Not too long ago, I was choosing a crib. Now I’m shopping for dorm sheets. (How did this happen?)    

By Catherine Newman
Photo by Getty Images

Before he was born, I counted eensy pairs of socks. “Do we have enough socks?” I asked my now husband. “Do babies even wear socks? Suddenly I can’t picture a baby with socks on.” The baby’s father shook his head, baffled by the accumulation of miniature clothing for a hypothetical person who was only, at that point, a stubborn guest overstaying his welcome in my body’s cramped guest quarters.

We lived in a sunny room in a friend’s California bungalow, and I sorted our accumulated hand-me-downs obsessively: the jog stroller, the duck-printed nighties with their oddly elasticized bottoms, the Scandinavian mobile with its black and white faces, the Air Jordans, sized for 0–3 months. (A 0-month-old! We would have that.) I inspected the breast pump, which appeared to have been designed by a sadist who gave up sadism for engineering but then still turned out to be secretly a sadist.

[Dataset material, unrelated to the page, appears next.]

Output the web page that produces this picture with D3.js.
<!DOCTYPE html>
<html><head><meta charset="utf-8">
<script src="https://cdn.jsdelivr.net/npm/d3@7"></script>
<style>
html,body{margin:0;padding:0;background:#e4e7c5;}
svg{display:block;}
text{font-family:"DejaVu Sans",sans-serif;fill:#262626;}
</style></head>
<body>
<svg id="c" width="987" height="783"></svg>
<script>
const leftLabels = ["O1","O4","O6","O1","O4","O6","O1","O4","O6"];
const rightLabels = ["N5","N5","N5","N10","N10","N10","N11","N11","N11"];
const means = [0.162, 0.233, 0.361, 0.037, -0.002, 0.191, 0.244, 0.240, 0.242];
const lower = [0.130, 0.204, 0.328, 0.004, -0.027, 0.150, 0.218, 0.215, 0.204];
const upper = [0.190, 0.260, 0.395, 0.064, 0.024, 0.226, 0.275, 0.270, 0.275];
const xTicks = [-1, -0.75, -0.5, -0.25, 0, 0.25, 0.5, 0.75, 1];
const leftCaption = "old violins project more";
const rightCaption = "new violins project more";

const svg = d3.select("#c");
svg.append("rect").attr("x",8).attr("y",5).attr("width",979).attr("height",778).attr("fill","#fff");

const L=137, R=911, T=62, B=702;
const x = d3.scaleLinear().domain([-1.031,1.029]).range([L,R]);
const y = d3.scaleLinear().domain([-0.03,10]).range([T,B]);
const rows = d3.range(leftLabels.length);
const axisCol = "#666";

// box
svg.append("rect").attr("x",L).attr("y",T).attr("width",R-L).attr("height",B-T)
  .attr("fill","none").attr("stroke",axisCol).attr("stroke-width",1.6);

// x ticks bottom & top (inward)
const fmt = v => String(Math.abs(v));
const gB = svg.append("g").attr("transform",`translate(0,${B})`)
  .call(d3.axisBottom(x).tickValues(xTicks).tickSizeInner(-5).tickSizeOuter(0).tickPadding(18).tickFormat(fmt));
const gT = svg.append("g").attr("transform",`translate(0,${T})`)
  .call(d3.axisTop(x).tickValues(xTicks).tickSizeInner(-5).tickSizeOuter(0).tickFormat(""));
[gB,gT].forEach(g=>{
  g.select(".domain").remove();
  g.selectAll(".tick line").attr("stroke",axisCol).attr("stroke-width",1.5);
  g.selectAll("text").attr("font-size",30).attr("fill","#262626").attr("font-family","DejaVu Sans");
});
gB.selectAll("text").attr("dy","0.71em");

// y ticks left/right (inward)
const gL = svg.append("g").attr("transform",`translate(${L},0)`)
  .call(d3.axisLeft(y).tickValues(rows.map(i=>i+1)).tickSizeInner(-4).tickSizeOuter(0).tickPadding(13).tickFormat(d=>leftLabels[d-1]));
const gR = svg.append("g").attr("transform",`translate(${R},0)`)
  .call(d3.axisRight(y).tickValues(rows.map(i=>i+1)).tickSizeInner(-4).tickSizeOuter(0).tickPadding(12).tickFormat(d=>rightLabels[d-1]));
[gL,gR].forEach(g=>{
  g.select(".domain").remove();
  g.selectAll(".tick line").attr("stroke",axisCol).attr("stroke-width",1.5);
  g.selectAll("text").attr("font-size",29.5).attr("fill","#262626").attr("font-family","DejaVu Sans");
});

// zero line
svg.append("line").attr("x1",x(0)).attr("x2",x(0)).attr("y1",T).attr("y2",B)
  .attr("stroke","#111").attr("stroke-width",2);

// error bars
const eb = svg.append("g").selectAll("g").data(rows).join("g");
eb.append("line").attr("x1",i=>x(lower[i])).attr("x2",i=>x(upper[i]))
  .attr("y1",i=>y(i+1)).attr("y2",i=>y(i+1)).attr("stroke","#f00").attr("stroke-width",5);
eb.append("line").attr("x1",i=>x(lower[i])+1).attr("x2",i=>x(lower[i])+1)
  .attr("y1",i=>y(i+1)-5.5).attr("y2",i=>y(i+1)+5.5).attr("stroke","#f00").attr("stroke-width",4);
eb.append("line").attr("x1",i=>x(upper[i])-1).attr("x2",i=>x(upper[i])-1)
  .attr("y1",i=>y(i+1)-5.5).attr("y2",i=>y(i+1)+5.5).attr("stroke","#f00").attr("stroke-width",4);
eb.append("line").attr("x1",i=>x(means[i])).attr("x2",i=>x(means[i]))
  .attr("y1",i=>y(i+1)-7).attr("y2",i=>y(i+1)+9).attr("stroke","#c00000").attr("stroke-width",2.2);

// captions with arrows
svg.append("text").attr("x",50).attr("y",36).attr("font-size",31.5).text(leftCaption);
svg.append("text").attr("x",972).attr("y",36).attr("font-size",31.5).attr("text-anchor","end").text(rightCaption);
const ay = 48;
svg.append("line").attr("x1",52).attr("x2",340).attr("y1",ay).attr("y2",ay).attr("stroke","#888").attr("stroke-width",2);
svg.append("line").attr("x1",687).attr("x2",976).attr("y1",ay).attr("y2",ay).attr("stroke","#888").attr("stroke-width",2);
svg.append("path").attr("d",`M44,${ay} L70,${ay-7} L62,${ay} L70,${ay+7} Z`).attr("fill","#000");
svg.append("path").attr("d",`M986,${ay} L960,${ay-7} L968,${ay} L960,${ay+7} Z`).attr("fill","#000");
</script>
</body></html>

In the absence of the actual baby, there were the baby’s things. Only, then the baby came, and the stuff was like the punchline of some joke. Who even cared about any of it? He wouldn’t go in the jog stroller! He never slept in the crib! Mostly he lived in our arms and wore whatever, and we passed him around like a flask of whiskey, drunk and getting drunker on the baby’s scalp smell and smile.

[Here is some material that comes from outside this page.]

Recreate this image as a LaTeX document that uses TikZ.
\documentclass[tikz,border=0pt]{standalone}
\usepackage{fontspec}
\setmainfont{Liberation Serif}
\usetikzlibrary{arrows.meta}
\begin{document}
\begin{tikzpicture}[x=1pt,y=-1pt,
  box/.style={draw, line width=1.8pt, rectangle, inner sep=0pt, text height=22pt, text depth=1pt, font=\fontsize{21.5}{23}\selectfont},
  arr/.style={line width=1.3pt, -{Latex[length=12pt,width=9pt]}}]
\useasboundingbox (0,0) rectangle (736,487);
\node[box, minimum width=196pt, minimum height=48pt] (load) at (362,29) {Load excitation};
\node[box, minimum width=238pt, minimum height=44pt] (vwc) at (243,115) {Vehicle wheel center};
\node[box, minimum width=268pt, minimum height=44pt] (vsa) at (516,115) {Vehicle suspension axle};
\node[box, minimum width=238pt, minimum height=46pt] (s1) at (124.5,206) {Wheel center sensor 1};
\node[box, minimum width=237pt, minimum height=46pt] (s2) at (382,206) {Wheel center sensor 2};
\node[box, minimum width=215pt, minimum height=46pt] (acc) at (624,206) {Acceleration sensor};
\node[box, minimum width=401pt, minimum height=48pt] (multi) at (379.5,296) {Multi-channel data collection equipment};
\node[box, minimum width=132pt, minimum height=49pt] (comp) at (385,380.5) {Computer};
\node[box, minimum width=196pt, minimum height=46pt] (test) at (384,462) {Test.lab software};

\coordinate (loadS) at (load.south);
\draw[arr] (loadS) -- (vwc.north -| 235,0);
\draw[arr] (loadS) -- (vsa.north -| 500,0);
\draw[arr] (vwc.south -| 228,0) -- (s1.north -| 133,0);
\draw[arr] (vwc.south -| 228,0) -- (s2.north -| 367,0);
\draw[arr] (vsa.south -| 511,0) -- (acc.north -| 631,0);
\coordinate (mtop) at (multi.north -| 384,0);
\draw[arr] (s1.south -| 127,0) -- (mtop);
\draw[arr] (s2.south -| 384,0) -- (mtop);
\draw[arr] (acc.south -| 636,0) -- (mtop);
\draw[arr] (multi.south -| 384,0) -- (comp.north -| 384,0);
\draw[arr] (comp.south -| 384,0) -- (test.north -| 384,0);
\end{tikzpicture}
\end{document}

And it’s happening again now, in reverse. This glorious grown person, this golden ball who has rolled glowingly through our lives for 18 years, is getting ready to go to college—and all I can think about is stuff. In the absence of the actual absence, there are the person’s things: the shampoo and toothpaste, the pens and notebooks. And the bedding. 

I am obsessed with the bedding! “Is twin XL just the size of the fitted sheet? Or do you need an XL top sheet too?” The baby’s father shakes his head, shrugs. He loves the boy but doesn’t know, or really care, about dorm bedding specifications. 

I go to Marshalls and study the bedding like it’s material I’ll be tested on in a class about the anatomy of loss. Does a mattress cover go over or under a foam topper—or is the foam topper instead of it? Google these questions and find yourself in a forest full of lost mothers calling out in their grief and fear, except the only language available to them is percale.

On drop-off day, I make his bed while his roommate’s mom makes her son’s bed, and we laugh at ourselves. I understand the expression “lump in your throat” with sudden urgency. There is a rock in my throat, an anvil. There is the piano in my throat that I watched him play last night, his sister on guitar beside him, perfection threaded through with dread, weighted down with this lump in my throat.

The many things are unpacked and put away, the toiletries stashed, the socks piled in a drawer, the sheets pulled tight. He came into our lives two weeks late, but now he’s leaving right on time. I’ve been running alongside his bike for 18 years and I’m supposed to wave cheerfully as he turns into a pedaling speck in the distance. And all I can do is text him later. “Is your bed comfortable?” I write, and he writes back immediately, “So comfortable! Thank you.”